Among animals, symbiotic cospeciation is seen between Uroleucon (aphids) and Buchnera (plants in the Orobanchaceae), between deep sea clams and chemoautotrophic bacteria, and between Dendroctonus bark beetles and certain fungi.

Symbiotic cospeciation is found between Crematogaster ants and Macaranga plants, between Ficus fig trees and fig wasps, and between the Poaceae grasses and Epichloe fungi.

== False incongruence ==
The two main hurdles to determining cospeciation using Fahrenholz's rule are instances of false congruence and false incongruence. False congruence occurs when parasite and host phylogenies mirror each other but not due to cospeciation, for instance, if the parasites were to colonize the hosts after the host species had diverged and congruent phylogenies resulted by chance, but this is unlikely. False incongruence, when cospeciation has occurred, but the phylogenies do not mirror each other, is more common, and can be caused by a number of factors; it might also appear to be present if parasites that are present on a host are not detected by the experimenter.

=== Host switching ===
Though parasites have been thought to be specialized to a certain host species, it is common for a parasite to colonize a different host that was not previous colonized by the parasite species. If a "host switch" occurs after a cospeciation event, the presence of the parasite on other host species will disrupt any potential congruence in the two phylogenies. Coupled with extinction or independent speciation, phylogenetic comparisons can become complicated and entirely mask the cospeciation event.

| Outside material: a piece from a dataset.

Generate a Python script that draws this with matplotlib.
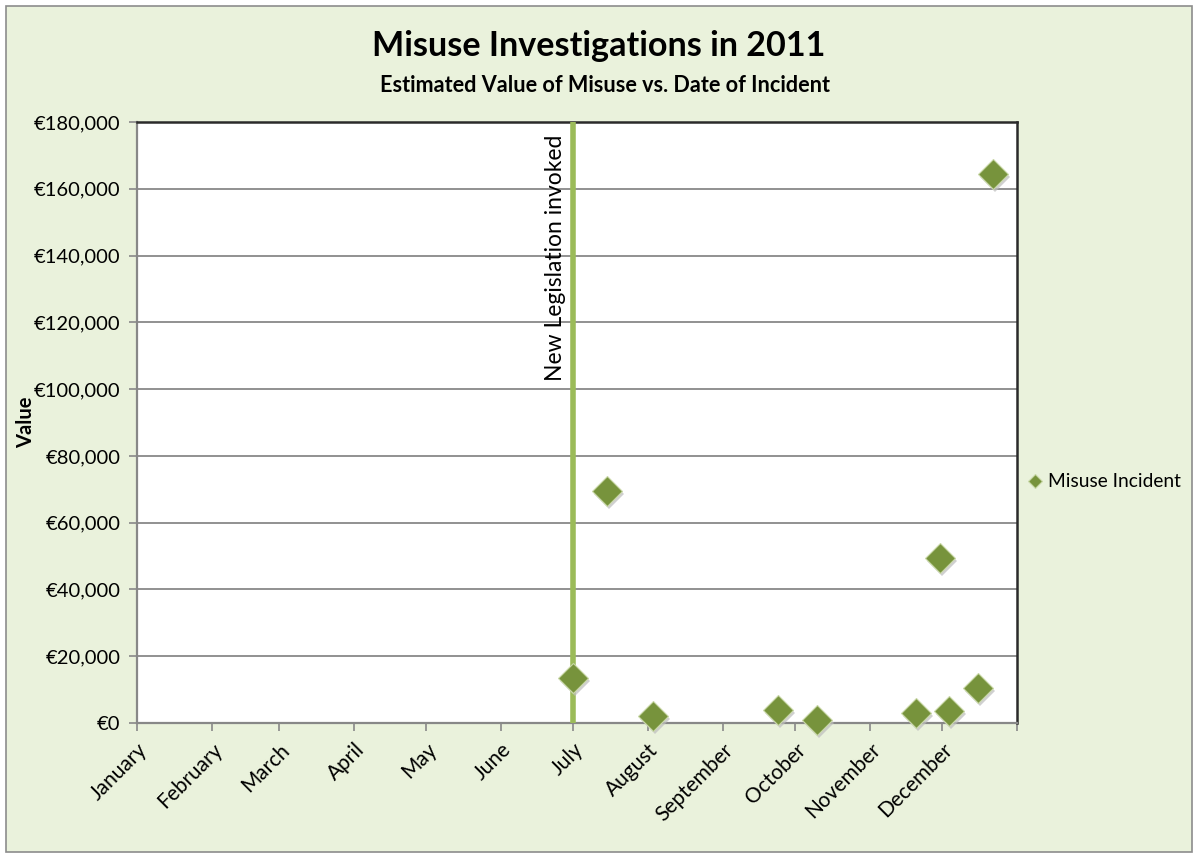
import datetime as dt
import matplotlib
matplotlib.use("Agg")
import matplotlib.pyplot as plt
from matplotlib.ticker import FuncFormatter, MultipleLocator
from matplotlib.patches import Rectangle
import matplotlib.transforms as mtransforms

# Incident dates and estimated misuse values (EUR)
incident_dates = ["2011-07-01", "2011-07-15", "2011-08-03", "2011-09-24", "2011-10-10",
                  "2011-11-20", "2011-11-30", "2011-12-04", "2011-12-16", "2011-12-22"]
incident_values = [13500, 69500, 2000, 4000, 1000, 3000, 49500, 3500, 10500, 164500]
legislation_date = "2011-07-01"
month_labels = ["January", "February", "March", "April", "May", "June", "July",
                "August", "September", "October", "November", "December", ""]

title = "Misuse Investigations in 2011"
subtitle = "Estimated Value of Misuse vs. Date of Incident"

FONT = ["Lato", "DejaVu Sans"]
plt.rcParams["font.family"] = FONT

BG = "#EAF2DC"
MARKER = "#77933C"
LINE = "#9BBB59"
GRID = "#888888"

W, H = 1198, 858
fig = plt.figure(figsize=(W / 100, H / 100), dpi=100, facecolor="white")

# chart area with border
fig.patches.append(Rectangle((6 / W, 6 / H), (W - 12) / W, (H - 12) / H,
                             transform=fig.transFigure, facecolor=BG,
                             edgecolor="#8C8C8C", linewidth=1.2, zorder=-10))

left, right, top, bottom = 137, 1017, 122, 723
ax = fig.add_axes([left / W, 1 - bottom / H, (right - left) / W, (bottom - top) / H])
ax.set_facecolor("white")

dates = [dt.datetime.strptime(d, "%Y-%m-%d") for d in incident_dates]
leg_date = dt.datetime.strptime(legislation_date, "%Y-%m-%d")

ax.set_xlim(dt.datetime(2011, 1, 1), dt.datetime(2012, 1, 1))
ax.set_ylim(0, 180000)

# axes styling
ax.yaxis.set_major_locator(MultipleLocator(20000))
ax.yaxis.set_major_formatter(FuncFormatter(lambda v, p: "€{:,.0f}".format(v)))
ax.grid(axis="y", color=GRID, linewidth=1.3, zorder=0)
ax.set_axisbelow(True)

month_ticks = [dt.datetime(2011, m, 1) for m in range(1, 13)] + [dt.datetime(2012, 1, 1)]
ax.set_xticks(month_ticks)
ax.set_xticklabels(month_labels, rotation=45, ha="right", va="top",
                   rotation_mode="anchor", fontsize=15)
ax.tick_params(axis="x", length=6, width=1.2, color=GRID, pad=6)
ax.tick_params(axis="y", length=6, width=1.2, color=GRID, labelsize=14.5, pad=6)

for side in ("left", "bottom"):
    ax.spines[side].set_color(GRID)
    ax.spines[side].set_linewidth(1.6)
for side in ("top", "right"):
    ax.spines[side].set_color("#2A2A2A")
    ax.spines[side].set_linewidth(1.8)

# legislation marker line
ax.axvline(leg_date, color=LINE, linewidth=4, zorder=3)
ax.annotate("New Legislation invoked", xy=(leg_date, 1.0),
            xycoords=("data", "axes fraction"), xytext=(-7, -13),
            textcoords="offset pixels", rotation=90, ha="right", va="top",
            fontsize=16.5, color="black")

# shadows beneath the markers
shadow = mtransforms.offset_copy(ax.transData, fig=fig, x=2, y=-3, units="dots")
ax.plot(dates, incident_values, linestyle="none", marker="D", markersize=15,
        color="#BDBDBD", alpha=0.7, markeredgewidth=0, transform=shadow,
        zorder=4, clip_on=False)
ax.plot(dates, incident_values, linestyle="none", marker="D", markersize=15,
        markerfacecolor=MARKER, markeredgecolor="#C9D8A8", markeredgewidth=0.8,
        zorder=5, clip_on=False, label="Misuse Incident")

ax.set_ylabel("Value", fontsize=14.5, fontweight="bold")
ax.yaxis.set_label_coords(-(left - 36) / (right - left), 0.5)

# titles
fig.text(599 / W, 1 - 46 / H, title, ha="center", va="center",
         fontsize=24.6, fontweight="bold")
fig.text(605 / W, 1 - 85 / H, subtitle, ha="center", va="center",
         fontsize=15.6, fontweight="bold")

# legend
leg = fig.legend(handles=[ax.lines[-1]], labels=["Misuse Incident"],
                 loc="center left", bbox_to_anchor=(1022 / W, 1 - 482 / H),
                 frameon=False, fontsize=13.8, handlelength=0.6,
                 handletextpad=0.35, markerscale=0.45, borderaxespad=0)

fig.savefig("out.png", dpi=100, facecolor="white")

=== Independent speciation ===
Typically independent speciation does not significantly alter the phylogenetic analysis used to measure cospeciation. However, in combination with extinction, independent speciation can become very problematic when trying to sort out host and parasite phylogenies. Independent speciation occurs when a single population on a single host undergoes speciation resulting in two sister lineages of parasite on a particular host. In other words, the parasite lineage speciates while the host lineage does not. This becomes complicated when the two lineages of parasites then undergo cospeciation with the host. If one of the two parasite lineages goes extinct from the new host lineage, the phylogenies of the host and parasite will begin to break apart. Even though the parasite and host cospeciated together, the phylogenies will not be congruent.

=== Extinction ===
After cospeciation, it is possible for a parasite (or symbiont) to become extinct while its host survives. This can happen if, for example, the host species adapts to a new habitat.

=== "Missing the boat" ===
Prior to speciation of the hosts, if the distribution of the parasite population among the host population is sporadic, it is possible that when host speciation occurs, it will occur with hosts that do not have the parasite population. This phenomenon is known as "missing the boat". The parasites could potentially cospeciate with their host down the line, however, the parasites could potentially be absent from some host lineages. Like extinction and independent speciation, "missing the boat" alone will probably have a minimal effect on mapping phylogenies, however, in conjunction with independent speciation, parasite and host phylogenies can begin to break apart.